Sad to hear one little girl didn't make it.  But the others certainly are cutie pies. Are they all spoken for? How's Mummy doing? She looks like she's handling all her new charges very well!


----------



## sterregold (Dec 9, 2009)

Sweet Girl said:


> Sad to hear one little girl didn't make it.  But the others certainly are cutie pies. Are they all spoken for? How's Mummy doing? She looks like she's handling all her new charges very well!


Mom is doing very well--she is an excellent and devoted mother, and they are all steadily gaining weight. 
Six were reserved before they were born--lovely family situations. And now just looking for the right home for the "pick" puppy. I'd like that one at least to get a chance to do somoe conformation and obedience.


----------



## ILoveMyGolden (Oct 19, 2006)

Why do I even look at these pictures...I want one!

What a cute group -can't wait to see them grow.


----------



## DNL2448 (Feb 13, 2009)

Very nice, uniform babies. Are those your puppies, I don't remember seeing that you were "expecting"? Congratulations.


----------



## sterregold (Dec 9, 2009)

Yes, my babies. I already had an established wait list for the litter so I had not really advertised it. The mom is a girl I co-own with friends, and they are quite happy to let me take care of the whelping and rearing side of things! The dad is my Ch/GRCC Nat'l JAM boy who is halfway to his SH. It is not a linebreeding _per se_, but is essentially a backmassing on Camrose stuff, and phenotypically they are very alike which is where I think the consistency in the babies is coming from. Hopefully they maintain it as they grow!


----------



## esSJay (Apr 13, 2009)

Aw that's so sad to hear about the little girl pup.  I'm glad that everything else went well aside from that though. Those 7 pups will keep you busy the next few weeks! 

Congrats again


----------



## Sweet Girl (Jun 10, 2010)

sterregold said:


> Mom is doing very well--she is an excellent and devoted mother, and they are all steadily gaining weight.
> Six were reserved before they were born--lovely family situations. And now just looking for the right home for the "pick" puppy. I'd like that one at least to get a chance to do somoe conformation and obedience.


What do you do if you don't have someone seeking out a puppy for conformation/obedience? Do you seek out an owner specifically for that puppy then? That must be a challenge, though knowing the people from whom I got my girl, and their friends who were so deeply into both c and o, I could understand that there might be people who would jump at an offer of a potentially strong prospect. 

(Hope I'm not being nosey. I'm genuinely interested)


----------



## sterregold (Dec 9, 2009)

No, not being nosey! I just put out the word that I have a prospect available--I am pretty active with my local breed club, and numerous hunt test clubs, and have some friends who are heavily into competitive obedience so that helps getting word out to the folks who would be interested.
We network!


----------



## DaisyGolden (Jan 4, 2008)

The puppies are beautiful and I'm sorry about the little girl that didn't make it that is always so sad.


----------



## MittaBear (Mar 9, 2010)

Thanks for sharing!

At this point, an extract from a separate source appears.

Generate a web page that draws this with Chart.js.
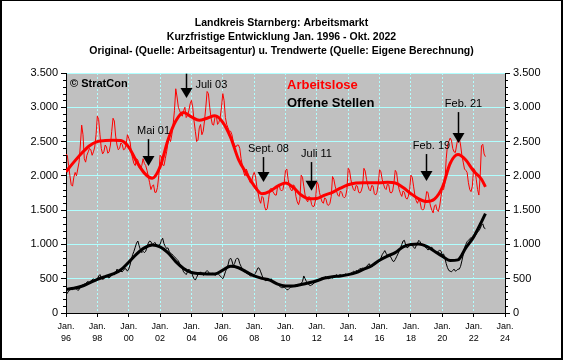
<!DOCTYPE html>
<html>
<head>
<meta charset="utf-8">
<script src="https://cdn.jsdelivr.net/npm/chart.js@4/dist/chart.umd.min.js"></script>
<style>
html, body { margin: 0; padding: 0; background: #fff; }
#wrap { width: 563px; height: 360px; }
</style>
</head>
<body>
<div id="wrap"><canvas id="c" width="563" height="360"></canvas></div>
<script>
var FONT = '"Liberation Sans", Arial, sans-serif';

// monthly values, Jan. 1996 - Okt. 2022
var startYear = 1996;
var arbeitslose = [
	2320, 2300, 2150, 2000, 1870, 1850, 1980, 2050, 2000, 2100, 2200, 2450,
	2740, 2600, 2250, 2200, 2300, 2350, 2400, 2380, 2300, 2350, 2420, 2600,
	2870, 2820, 2600, 2400, 2320, 2350, 2450, 2420, 2330, 2350, 2450, 2650,
	2840, 2800, 2580, 2450, 2380, 2400, 2480, 2460, 2380, 2390, 2450, 2600,
	2550, 2500, 2350, 2250, 2180, 2150, 2250, 2230, 2120, 2100, 2150, 2250,
	2180, 2150, 2080, 1990, 1900, 1800, 1850, 1870, 1760, 1760, 1830, 2000,
	2300, 2280, 2160, 2150, 2250, 2350, 2480, 2550, 2500, 2600, 2750, 2950,
	3270, 3150, 3000, 2950, 2900, 2870, 2950, 3000, 2850, 2880, 2950, 3050,
	3100, 3000, 2800, 2650, 2500, 2520, 2700, 2750, 2600, 2650, 2800, 3000,
	3230, 3200, 3000, 2850, 2750, 2740, 2850, 2880, 2750, 2780, 2850, 3000,
	3200, 3100, 2850, 2750, 2700, 2650, 2650, 2600, 2500, 2450, 2420, 2450,
	2450, 2400, 2250, 2150, 2050, 2000, 2100, 2050, 1950, 1900, 1900, 2000,
	2050, 2000, 1850, 1750, 1650, 1600, 1700, 1680, 1550, 1500, 1520, 1650,
	1800, 1820, 1780, 1750, 1720, 1720, 1850, 1880, 1800, 1780, 1800, 1900,
	2080, 2100, 1950, 1850, 1800, 1780, 1870, 1850, 1700, 1620, 1580, 1650,
	2010, 1980, 1850, 1720, 1650, 1620, 1700, 1680, 1580, 1550, 1560, 1650,
	1910, 1880, 1760, 1680, 1620, 1600, 1680, 1660, 1580, 1570, 1600, 1700,
	1990, 1950, 1850, 1780, 1720, 1700, 1780, 1760, 1700, 1680, 1700, 1800,
	2110, 2080, 1950, 1860, 1800, 1780, 1860, 1850, 1760, 1750, 1780, 1850,
	2110, 2070, 1950, 1860, 1800, 1780, 1860, 1850, 1740, 1720, 1760, 1880,
	2090, 2060, 1950, 1880, 1820, 1800, 1880, 1870, 1760, 1750, 1780, 1900,
	2080, 2050, 1900, 1800, 1740, 1700, 1780, 1760, 1680, 1660, 1700, 1800,
	2010, 1980, 1850, 1720, 1640, 1600, 1650, 1620, 1520, 1500, 1520, 1620,
	1770, 1760, 1650, 1560, 1500, 1460, 1560, 1580, 1500, 1480, 1560, 1700,
	1820, 1800, 1900, 2250, 2450, 2500, 2550, 2520, 2400, 2350, 2340, 2450,
	2560, 2550, 2450, 2300, 2200, 2100, 2080, 2050, 1900, 1800, 1770, 1850,
	2110, 2080, 1950, 1800, 1720, 2000, 2440, 2460, 2320, 2280
];
var offeneStellen = [
	260, 290, 320, 340, 350, 340, 360, 380, 350, 330, 340, 380,
	400, 410, 420, 430, 450, 460, 440, 470, 480, 500, 480, 470,
	490, 540, 560, 510, 490, 500, 520, 540, 520, 510, 530, 560,
	570, 560, 580, 640, 620, 600, 610, 600, 620, 650, 640, 610,
	640, 700, 780, 850, 900, 960, 1020, 1050, 980, 920, 880, 900,
	880, 900, 960, 1020, 1050, 1040, 1000, 1010, 1030, 1000, 980, 990,
	1000, 1060, 1090, 1010, 970, 940, 950, 900, 870, 860, 840, 820,
	800, 780, 760, 720, 680, 650, 600, 580, 560, 600, 640, 620,
	600, 540, 500, 480, 520, 560, 580, 600, 570, 550, 560, 600,
	620, 600, 570, 560, 580, 570, 550, 560, 590, 560, 540, 520,
	500, 540, 600, 650, 700, 780, 800, 760, 690, 720, 780, 800,
	790, 720, 680, 640, 620, 600, 580, 570, 560, 540, 540, 560,
	560, 580, 620, 660, 650, 600, 550, 500, 480, 470, 480, 490,
	480, 500, 470, 450, 440, 430, 420, 400, 380, 370, 370, 380,
	360, 340, 340, 360, 380, 380, 390, 400, 410, 390, 400, 420,
	430, 460, 540, 500, 460, 430, 410, 400, 410, 420, 440, 450,
	460, 470, 480, 500, 520, 510, 520, 530, 510, 500, 510, 520,
	510, 520, 540, 560, 540, 550, 560, 540, 550, 560, 570, 560,
	560, 570, 580, 590, 610, 600, 620, 610, 630, 650, 640, 660,
	640, 660, 680, 700, 720, 690, 670, 690, 700, 720, 740, 750,
	760, 800, 850, 880, 910, 870, 840, 860, 830, 800, 760, 750,
	780, 820, 860, 900, 950, 1000, 1050, 1060, 990, 950, 960, 1000,
	1010, 990, 960, 940, 980, 1020, 1060, 1040, 1000, 990, 980, 960,
	940, 920, 930, 950, 960, 930, 910, 880, 880, 900, 920, 900,
	850, 860, 800, 720, 660, 620, 610, 600, 620, 640, 610, 620,
	640, 640, 680, 760, 850, 950, 1000, 1040, 1060, 1080, 1100, 1080,
	1100, 1120, 1150, 1180, 1200, 1230, 1280, 1300, 1240, 1230
];

// trend values, half-yearly
var trendDates = [
	1996, 1996.5, 1997, 1997.5, 1998, 1998.5, 1999, 1999.5, 2000, 2000.5,
	2001, 2001.5, 2002, 2002.5, 2003, 2003.5, 2004, 2004.5, 2005, 2005.5,
	2006, 2006.5, 2007, 2007.5, 2008, 2008.5, 2009, 2009.5, 2010, 2010.5,
	2011, 2011.5, 2012, 2012.5, 2013, 2013.5, 2014, 2014.5, 2015, 2015.5,
	2016, 2016.5, 2017, 2017.5, 2018, 2018.5, 2019, 2019.5, 2020, 2020.5,
	2021, 2021.5, 2022, 2022.5, 2022.75
];
var trendArbeitslose = [
	2060, 2200, 2330, 2440, 2500, 2515, 2520, 2515, 2420, 2210,
	2040, 1965, 2130, 2520, 2800, 2925, 2860, 2810, 2840, 2875,
	2780, 2560, 2240, 2040, 1855, 1740, 1775, 1850, 1895, 1830,
	1720, 1665, 1670, 1720, 1760, 1820, 1870, 1895, 1900, 1900,
	1900, 1905, 1895, 1830, 1740, 1665, 1625, 1660, 1830, 2180,
	2310, 2230, 2070, 1950, 1840
];
var trendOffene = [
	345, 360, 390, 440, 490, 530, 570, 630, 740, 860,
	950, 990, 965, 880, 750, 650, 590, 575, 570, 570,
	625, 680, 660, 600, 540, 505, 480, 420, 395, 395,
	415, 440, 470, 510, 530, 540, 560, 590, 640, 690,
	770, 830, 880, 965, 1000, 1005, 970, 900, 830, 765,
	775, 950, 1110, 1330, 1450
];

var yTickLabels = ["0", "500", "1.000", "1.500", "2.000", "2.500", "3.000", "3.500"];
var xTickLabels = ["96", "98", "00", "02", "04", "06", "08", "10", "12", "14", "16", "18", "20", "22", "24"];

// arrows: label, date, top value, tip value
var arrowLabels = ["Mai 01", "Juli 03", "Sept. 08", "Juli 11", "Feb. 19", "Feb. 21"];
var arrowDates = [2001.25, 2003.68, 2008.58, 2011.6, 2018.94, 2021.02];
var arrowTop = [2536, 3490, 2274, 2201, 2318, 2930];
var arrowTip = [2143, 3134, 1910, 1783, 1924, 2478];

function monthly(values) {
	return values.map(function(v, i) { return { x: startYear + i / 12, y: v }; });
}
function byDate(dates, values) {
	return values.map(function(v, i) { return { x: dates[i], y: v }; });
}

var GRID = '#b0ffff';

var backdrop = {
	id: 'backdrop',
	beforeDraw: function(chart) {
		var ctx = chart.ctx, a = chart.chartArea;
		ctx.save();
		ctx.fillStyle = '#fff';
		ctx.fillRect(0, 0, chart.width, chart.height);
		ctx.fillStyle = '#c0c0c0';
		ctx.fillRect(a.left, a.top, a.right - a.left, a.bottom - a.top);
		ctx.restore();
	}
};

var notes = {
	id: 'notes',
	afterDatasetsDraw: function(chart) {
		var ctx = chart.ctx, a = chart.chartArea;
		var xs = chart.scales.x, ys = chart.scales.y;
		ctx.save();
		ctx.textBaseline = 'alphabetic';

		// arrows
		ctx.font = '11px ' + FONT;
		ctx.fillStyle = '#000';
		ctx.strokeStyle = '#000';
		arrowLabels.forEach(function(lab, i) {
			var px = Math.round(xs.getPixelForValue(arrowDates[i])) + 0.5;
			var top = ys.getPixelForValue(arrowTop[i]);
			var tip = ys.getPixelForValue(arrowTip[i]);
			ctx.lineWidth = 1.5;
			ctx.beginPath();
			ctx.moveTo(px, top);
			ctx.lineTo(px, tip - 8);
			ctx.stroke();
			ctx.beginPath();
			ctx.moveTo(px - 6, tip - 10);
			ctx.lineTo(px + 6, tip - 10);
			ctx.lineTo(px, tip);
			ctx.closePath();
			ctx.fill();
			if (i === 1) {
				ctx.textAlign = 'left';
				ctx.fillText(lab, px + 9, top + 14);
			} else {
				ctx.textAlign = 'center';
				ctx.fillText(lab, px + 5, top - 5);
			}
		});

		// copyright + legend
		ctx.textAlign = 'left';
		ctx.font = 'bold 11px ' + FONT;
		ctx.fillText('\u00a9 StratCon', a.left + 4, a.top + 14);
		ctx.font = 'bold 13px ' + FONT;
		ctx.fillStyle = '#ff0000';
		ctx.fillText('Arbeitslose', 287, a.top + 16);
		ctx.fillStyle = '#000';
		ctx.fillText('Offene Stellen', 287, a.top + 34);
		ctx.restore();
	},
	afterDraw: function(chart) {
		var ctx = chart.ctx, a = chart.chartArea, ys = chart.scales.y;
		ctx.save();
		ctx.strokeStyle = '#000';
		ctx.lineWidth = 1;
		ctx.beginPath();
		for (var v = 100; v < 3500; v += 100) {
			if (v % 500 === 0) continue;
			var py = Math.round(ys.getPixelForValue(v)) + 0.5;
			ctx.moveTo(a.left - 3, py);
			ctx.lineTo(a.left, py);
			ctx.moveTo(a.right, py);
			ctx.lineTo(a.right + 3, py);
		}
		ctx.stroke();
		// frame
		ctx.fillStyle = '#000';
		ctx.fillRect(0, 0, 2, chart.height);
		ctx.fillRect(chart.width - 2, 0, 2, chart.height);
		ctx.fillRect(0, 0, chart.width, 1);
		ctx.fillRect(0, chart.height - 2, chart.width, 2);
		ctx.restore();
	}
};

var yTicks = {
	stepSize: 500,
	color: '#000',
	padding: 3,
	font: { family: FONT, size: 11 },
	callback: function(v) { return yTickLabels[v / 500]; }
};

new Chart(document.getElementById('c'), {
	type: 'line',
	data: {
		datasets: [
			{ data: byDate(trendDates, trendArbeitslose), borderColor: '#ff0000', borderWidth: 3, cubicInterpolationMode: 'monotone', order: 0 },
			{ data: byDate(trendDates, trendOffene), borderColor: '#000', borderWidth: 3, cubicInterpolationMode: 'monotone', order: 0 },
			{ data: monthly(arbeitslose), borderColor: '#ff0000', borderWidth: 1, order: 1 },
			{ data: monthly(offeneStellen), borderColor: '#000', borderWidth: 1, order: 1 }
		]
	},
	options: {
		responsive: false,
		animation: false,
		devicePixelRatio: 1,
		layout: { padding: 0 },
		elements: { point: { radius: 0 }, line: { tension: 0 } },
		plugins: {
			legend: { display: false },
			tooltip: { enabled: false },
			title: {
				display: true,
				text: [
					'Landkreis Starnberg: Arbeitsmarkt',
					'Kurzfristige Entwicklung Jan. 1996 - Okt. 2022',
					'Original- (Quelle: Arbeitsagentur) u. Trendwerte (Quelle: Eigene Berechnung)'
				],
				color: '#000',
				font: { family: FONT, size: 10.5, weight: 'bold', lineHeight: '14px' },
				padding: { top: 16, bottom: 15 }
			}
		},
		scales: {
			x: {
				type: 'linear',
				min: 1996,
				max: 2024,
				afterFit: function(s) { s.height = 47; },
				ticks: {
					stepSize: 2,
					autoSkip: false,
					maxRotation: 0,
					color: '#000',
					padding: 4,
					font: { family: FONT, size: 9, lineHeight: '12px' },
					callback: function(v) { return ['Jan.', xTickLabels[(v - 1996) / 2]]; }
				},
				grid: { color: GRID, tickColor: '#000', tickLength: 4 },
				border: { color: '#000', dash: [2, 2] }
			},
			y: {
				position: 'left',
				min: 0,
				max: 3500,
				afterFit: function(s) { s.width = 66; },
				ticks: yTicks,
				grid: { color: GRID, tickColor: '#000', tickLength: 5 },
				border: { color: '#000' }
			},
			y2: {
				position: 'right',
				min: 0,
				max: 3500,
				afterFit: function(s) { s.width = 58; },
				ticks: yTicks,
				grid: { drawOnChartArea: false, tickColor: '#000', tickLength: 5 },
				border: { color: '#000' }
			}
		}
	},
	plugins: [backdrop, notes]
});
</script>
</body>
</html>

They are so adorable. I would totally want Mr. Upside Down because he seems like a ham.

Sorry about the little girl though.


----------



## Sweet Girl (Jun 10, 2010)

sterregold said:


> No, not being nosey! I just put out the word that I have a prospect available--I am pretty active with my local breed club, and numerous hunt test clubs, and have some friends who are heavily into competitive obedience so that helps getting word out to the folks who would be interested.
> We network!


That's a great situation. Then you can keep in touch and track his/her progress!


----------



## sterregold (Dec 9, 2009)

The babies are one week old now. 
Here Grandma Breeze comes to check out the little squeakers.









This little one tucked right in









Getting bigger--pigment is all in


----------



## sterregold (Dec 9, 2009)

*14 days old and growing!*

The puppies have started to open their eyes and a few are starting to try to stand. Everyone is growing like mad!


----------



## Golden123 (Dec 6, 2009)

Beautiful Pups!


----------



## esSJay (Apr 13, 2009)

Wow they sure are growing!!! They look so cute!!!!   Mama sure looks happy too!


----------



## GoldensGirl (Aug 2, 2010)

What a joy! Thank you for sharing all the photos. In a week full of news about the challenges of aging dogs, it is good to focus on the wriggly beginnings. 

I know you have a weather theme, but I'd be naming you-know-who Bottoms Up.


----------



## Dallas Gold (Dec 22, 2007)

These pups are so adorable!


----------



## nolefan (Nov 6, 2009)

such precious little babies... love the round tummies in the last photos. Thanks for posting updated photos. Would love to see more!


----------